No sense of wonder? Come on! Wonder at the marvelous complexity of the human body and biology was part of what led me to become a physician and a scientist. Grudging awe at the seemingly indestructible complexity of cancer is what led me into cancer research. Moreover, skeptics’ don’t think they know what right thought is, at least not in terms of what that thought is. We do, however, recognize errors in how to analyze data and come to conclusions. We recognize where reason goes wrong. Chopra seems to think that anything goes when it comes to thought. Maybe it does, but all thought is not equal. In science, conclusions based on sound evidence and reasoning trump conclusions based on a self-proclaimed sense of wonder that probes no more deeply than what the woo-meister wants to believe. In art and poetry, the fantastic and creative can trump data. Chopra seems to think that it should be the same in all realms, but science is not art or poetry. Science is a means of understanding the principles by which the universe functions.

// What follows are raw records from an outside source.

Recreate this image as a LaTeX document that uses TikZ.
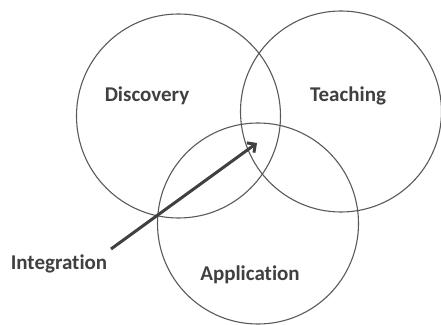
\documentclass[tikz,border=0pt]{standalone}
\usepackage{fontspec}
\setmainfont{Carlito}[RawFeature={-liga}]
\usetikzlibrary{arrows.meta}
\definecolor{circ}{HTML}{5A5A5A}
\definecolor{txt}{HTML}{404040}
\begin{document}
\begin{tikzpicture}[x=1pt,y=1pt,
  venn/.style={draw=circ,line width=1.1pt},
  lbl/.style={font=\bfseries\fontsize{21}{24}\selectfont,text=txt,inner sep=0pt}]
\useasboundingbox (0,0) rectangle (441,324);
\fill[white] (0,0) rectangle (441,324);
\node[venn,circle,minimum size=204pt,inner sep=0pt] (disc) at (178.5,208) {};
\node[venn,circle,minimum size=201pt,inner sep=0pt] (teach) at (341,212.5) {};
\node[venn,circle,minimum size=201pt,inner sep=0pt] (app) at (258,100.5) {};
\node[lbl] (dl) at (147,228) {Discovery};
\node[lbl] (tl) at (348,228) {Teaching};
\node[lbl] (al) at (250,49) {Application};
\node[lbl] (il) at (59,60) {Integration};
\coordinate (s) at (111,75);
\coordinate (e) at (257,181);
\draw[draw=txt,line width=3pt,-{Straight Barb[length=6pt,width=12pt]}] (s) -- (e);
\end{tikzpicture}
\end{document}
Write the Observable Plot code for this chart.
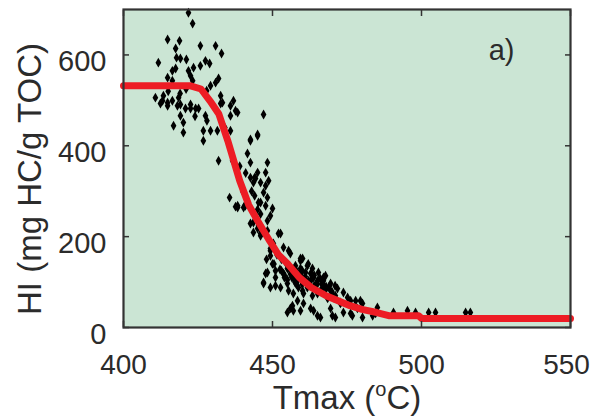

Chopra also attacked skepticism in a previous post where he falsely claimed, “skeptics take pride in defending the status quo and condemn the kind of open-minded inquiry that peers into the unknown.” Orac responded to this argument:

And there’s Chopra’s problem. He thinks that questioning the status quo is a good thing, and so it often is. However, he does not understand that just questioning is not enough. Anyone can come up with a half-baked “challenge” to the status quo. I could make up a half dozen challenges to various scientific theories in the next couple of minutes without breaking a sweat. Does that mean my speculations should be taken seriously, particularly if I have no evidence to back them up and little understanding of the issues involved? No! But Chopra engages in nothing but special pleading, apparently thinking that his views and those of woo-meisters like him, should be held to a different standard of evidence and taken seriously because they challenge the status quo. He thinks his pseudoscientific or even unscientific views of medicine and science should be considered on par with science-based medicine and existing science because…well…because he does.